Prediction of the High Thermoelectric Performance of Pnictogen Dichalcogenide Layered Compounds with Quasi-One-Dimensional Gapped Dirac-like Band Dispersion (1706.09271v2)

Abstract: Thermoelectric power generation has been recognized as one of the most important technologies, and high-performance thermoelectric materials have long been pursued. However, because of the large number of candidate materials, this quest is extremely challenging, and it has become clear that a firm theoretical concept from the viewpoint of band-structure engineering is needed. In this study, we theoretically demonstrate that pnictogen-dichalcogenide layered compounds, which originally attracted attention as a family of superconductors and have recently been investigated as thermoelectric materials, can exhibit very high thermoelectric performance with elemental substitution. In particular, we clarify a promising guiding principle for materials design and find that LaOAsSe$_2$, a material that has yet to be synthesized, has a powerfactor that is six times as large as that of the known compound LaOBiS$_2$ and can exhibit a very large $ZT$ under some plausible assumptions.

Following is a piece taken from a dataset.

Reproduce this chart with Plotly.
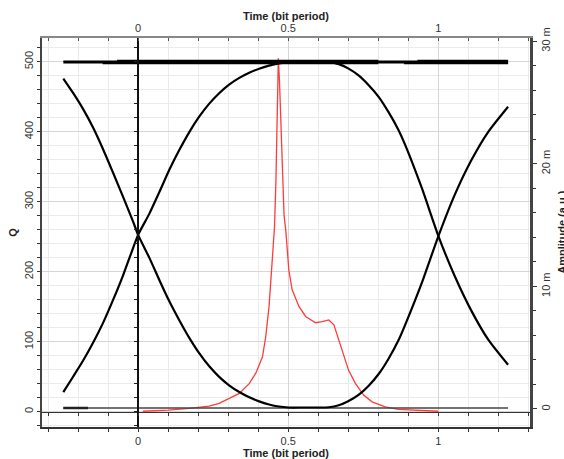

This large enhancement of the thermoelectric performance originates from the quasi-one-dimensional gapped Dirac-like band dispersion, which is realized by the square-lattice network. Our study offers one ideal limit of the band structure for thermoelectric materials. Because our target materials have high controllability of constituent elements and feasibility of carrier doping, experimental studies along this line are strongly awaited.